The original system, which used magnesium for one of the battery’s electrodes and antimony for the other, required an operating temperature of 700 ˚C. But with the new formulation, with one electrode made of lithium and the other a mixture of lead and antimony, the battery can operate at temperatures of 450 to 500 ˚C.
Extensive testing has shown that even after 10 years of daily charging and discharging, the system should retain about 85% of its initial efficiency: a key factor in making such a technology an attractive investment for electric utilities.
Currently, the only widely used system for utility-scale storage of electricity is pumped hydro, in which water is pumped uphill to a storage reservoir when excess power is available, and then flows back down through a turbine to generate power when it is needed. Such systems can be used to match the intermittent production of power from irregular sources, such as wind and solar power, with variations in demand. Because of inevitable losses from the friction in pumps and turbines, such systems return about 70% of the power that is put into them (“round-trip efficiency”).
Sadoway says his team’s new liquid-battery system can already deliver the same 70% efficiency, and with further refinements may be able to do better. And unlike pumped hydro systems—which are only feasible in locations with sufficient water and an available hillside—the liquid batteries could be built virtually anywhere, and at virtually any size.
The fact that we don’t need a mountain, and we don’t need lots of water, could give us a decisive advantage.
The biggest surprise for the researchers was that the antimony-lead electrode performed so well.
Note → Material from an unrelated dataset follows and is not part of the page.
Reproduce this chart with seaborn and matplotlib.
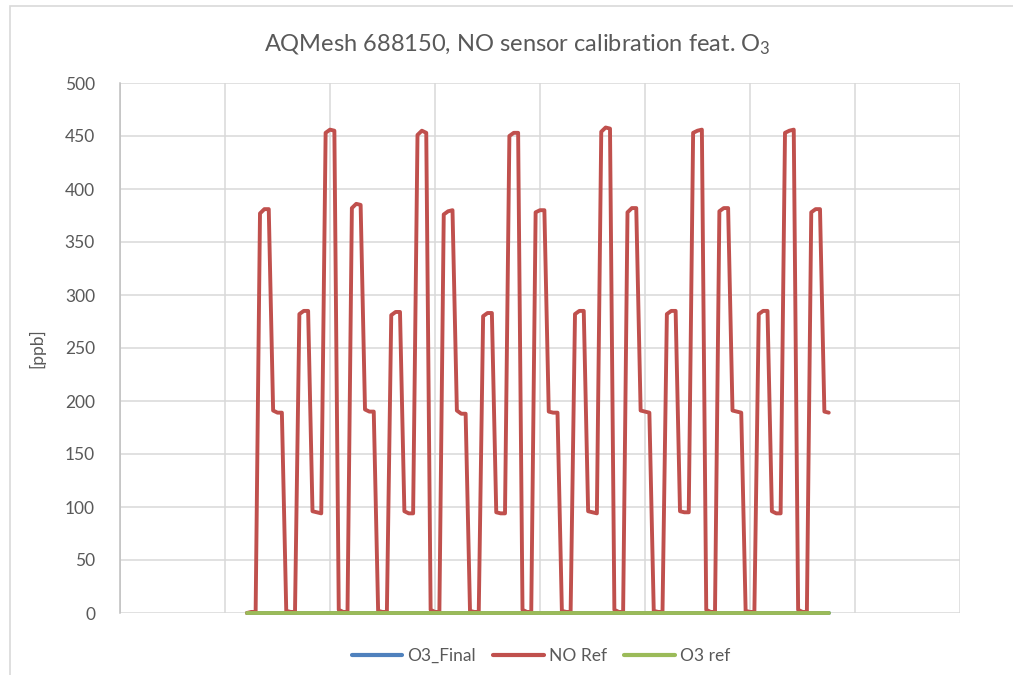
import numpy as np
import pandas as pd
import matplotlib.pyplot as plt
import matplotlib.patches as mpatches
import seaborn as sns

# sample index (x axis has no labels, gridline every 24 samples)
time_idx = list(range(29, 163))

# NO reference concentration [ppb]
no_ref = [
    0, 1, 1,
    377, 381, 381, 191, 189, 189, 2, 1, 1, 282, 285, 285, 96, 95, 94, 453, 456, 455, 3, 1, 1,
    382, 386, 385, 192, 190, 190, 2, 1, 1, 281, 284, 284, 96, 94, 94, 451, 455, 453, 3, 1, 1,
    376, 379, 380, 191, 188, 188, 2, 1, 1, 280, 283, 283, 95, 94, 94, 450, 453, 453, 3, 1, 1,
    378, 380, 380, 190, 189, 189, 2, 1, 1, 282, 285, 285, 96, 95, 94, 454, 458, 457, 3, 1, 1,
    378, 382, 382, 191, 190, 189, 2, 1, 1, 282, 285, 285, 96, 95, 95, 453, 455, 456, 3, 1, 1,
    379, 382, 382, 191, 190, 189, 2, 1, 1, 282, 285, 285, 96, 94, 94, 453, 455, 456, 3, 1, 1,
    378, 381, 381, 190, 189,
]
# ozone series sit on zero for the whole test
o3_final = [0.0] * len(time_idx)
o3_ref = [0.0] * len(time_idx)

series_names = ["O3_Final", "NO Ref", "O3 ref"]
series_colors = ["#4F81BD", "#C0504D", "#9BBB59"]
y_ticks = [0, 50, 100, 150, 200, 250, 300, 350, 400, 450, 500]

df = pd.concat([
    pd.DataFrame({"t": time_idx, "ppb": o3_final, "series": "O3_Final"}),
    pd.DataFrame({"t": time_idx, "ppb": no_ref, "series": "NO Ref"}),
    pd.DataFrame({"t": time_idx, "ppb": o3_ref, "series": "O3 ref"}),
])

sns.set_style("white")
plt.rcParams["font.family"] = ["Lato", "DejaVu Sans"]
plt.rcParams["mathtext.default"] = "regular"
plt.rcParams["lines.solid_joinstyle"] = "round"
plt.rcParams["lines.solid_capstyle"] = "round"

txt = "#595959"
grid = "#D9D9D9"

fig = plt.figure(figsize=(10.13, 6.75), dpi=100)
ax = fig.add_axes([120 / 1013, 1 - 613 / 675, 840 / 1013, 530 / 675])

# chart area border
fig.patches.append(mpatches.Rectangle((10 / 1013, -0.1), 1.2, 1 - 6 / 675 + 0.1,
                                      transform=fig.transFigure, fill=False,
                                      edgecolor=grid, linewidth=1.2, zorder=0))

sns.lineplot(data=df, x="t", y="ppb", hue="series", hue_order=series_names,
             palette=series_colors, linewidth=2.8, ax=ax, estimator=None, sort=False)
for line in ax.get_lines():
    line.set_clip_on(False)

ax.set_xlim(0, 192)
ax.set_ylim(0, 500)
ax.set_xticks(range(0, 193, 24))
ax.set_xticklabels([])
ax.set_yticks(y_ticks)
ax.set_yticklabels([str(v) for v in y_ticks])
ax.tick_params(axis="x", length=0)
ax.tick_params(axis="y", length=0, labelsize=12.5, labelcolor=txt, pad=18)
ax.grid(True, color=grid, linewidth=1.1)
ax.set_axisbelow(True)
for s in ["top", "right", "bottom"]:
    ax.spines[s].set_visible(False)
ax.spines["left"].set_color("#BFBFBF")
ax.spines["left"].set_linewidth(1.1)

ax.set_xlabel("")
ax.set_ylabel("[ppb]", fontsize=12.5, color=txt, labelpad=14)

fig.text(0.511, 1 - 45 / 675, "AQMesh 688150, NO sensor calibration feat. O$_3$",
         ha="center", va="center", fontsize=17, color=txt)

handles, labels = ax.get_legend_handles_labels()
ax.legend(handles, labels, loc="center", bbox_to_anchor=(0.534, 1 - 656 / 675),
          bbox_transform=fig.transFigure, ncol=3, frameon=False, fontsize=12.5,
          labelcolor=txt, handlelength=2.9, handletextpad=0.3, columnspacing=1.0)
for line in ax.get_legend().get_lines():
    line.set_linewidth(3)

fig.savefig("out.png", dpi=100, facecolor="white")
They found that while antimony could produce a high operating voltage, and lead gave a low melting point, a mixture of the two combined both advantages, with a voltage as high as antimony alone, and a melting point between that of the two constituents—contrary to expectations that lowering the melting point would come at the expense of also reducing the voltage.
The researchers had hoped that the characteristics of the two metals would be nonlinear, Sadoway said—i.e., the operating voltage would not end up halfway between that of the two individual metals.
They proved to be [nonlinear], but beyond our imagination. There was no decline in the voltage. That was a stunner for us.
Our results demonstrate that alloying a high-melting-point, high-voltage metal (antimony) with a low-melting-point, low-cost metal (lead) advantageously decreases the operating temperature while maintaining a high cell voltage. Apart from the fact that this finding puts us on a desirable cost trajectory, this approach may well be more broadly applicable to other battery chemistries.
—Wang et al.
The research was supported by the US Department of Energy’s Advanced Research Projects Agency-Energy and by French energy company Total.